Key academic technique demonstrated

The paper demonstrates how to blend personal career reflection with objective, research-supported content. Rather than treating the reflective and analytical sections as separate tasks, the author weaves citations into personal reasoning—for example, invoking Mustafa et al. (2016) to validate the claim that "strategic human resources" gives HRM its organizational significance. This technique strengthens the subjective voice with scholarly authority.

Structure breakdown

The paper follows a five-part structure: an introduction establishing HRM's broad importance; a comparative overview of three target careers; a personal reflection on field appeal; a section on required credentials and continuing education; and a concise conclusion that synthesizes all prior points. Each section builds logically on the last, moving from the general to the personal and back to the general.

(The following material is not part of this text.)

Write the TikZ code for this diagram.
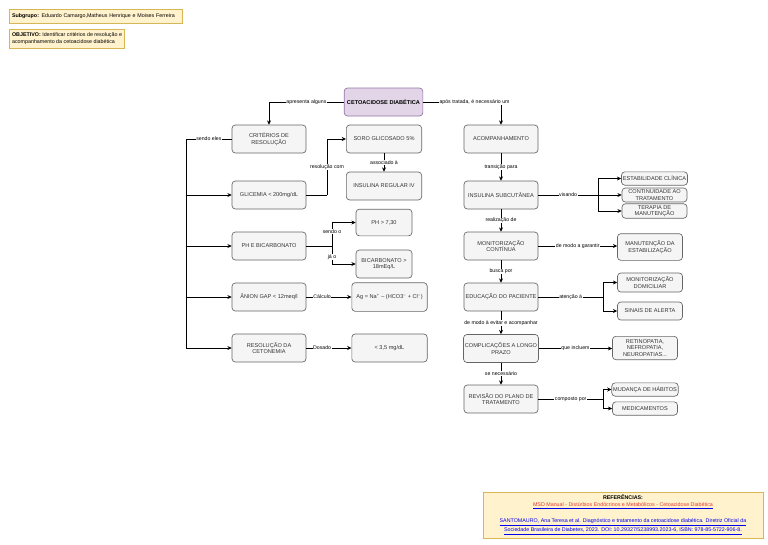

Introduction to Human Resource Management

Human resource management (HRM) is a profession found in virtually every type of organization. Every organization is made up of people bound by a shared goal or objective, and for that goal to be achieved, those people must be properly trained, supervised, motivated, and rewarded. This is the core of HRM — managing people with the aim of achieving a defined purpose. The importance of the HRM profession, therefore, cannot be overstated. HRM is crucial to organizational success: without the right people for the job, as well as the necessary resources, support, skills, and capabilities to equip them, an organization may not successfully achieve its mission and vision.

Managing people involves a wide array of processes, ranging from recruitment and selection to training and development, as well as payroll management, performance management, and employee relations. HRM is consequently a broad field with several areas of specialization, encompassing positions such as recruitment specialists, payroll managers, talent managers, and employee relations managers. This paper describes the responsibilities, tasks, salaries, and lifelong learning opportunities associated with three careers in HRM. It also explains why HRM is personally appealing and identifies the content knowledge and expertise required for success in this field.

The three HRM careers most appealing for consideration are payroll manager, employee relations manager, and recruitment specialist (also known as a headhunter). The responsibilities and tasks of these positions differ accordingly. Payroll managers are tasked with supervising all matters related to the timely payment of employees and contractors. Recruitment specialists are tasked with finding and placing the right candidates in the right positions that are available (Martinez, 2001, p. 48). An employee relations manager — also referred to as a director of labor relations — oversees general employment policies. In practice, they supervise virtually all aspects of employment, from benefits and compensation to workplace complaints, while contending with global change in labor practice (Townsend & Wilkinson, 2014, p. 203).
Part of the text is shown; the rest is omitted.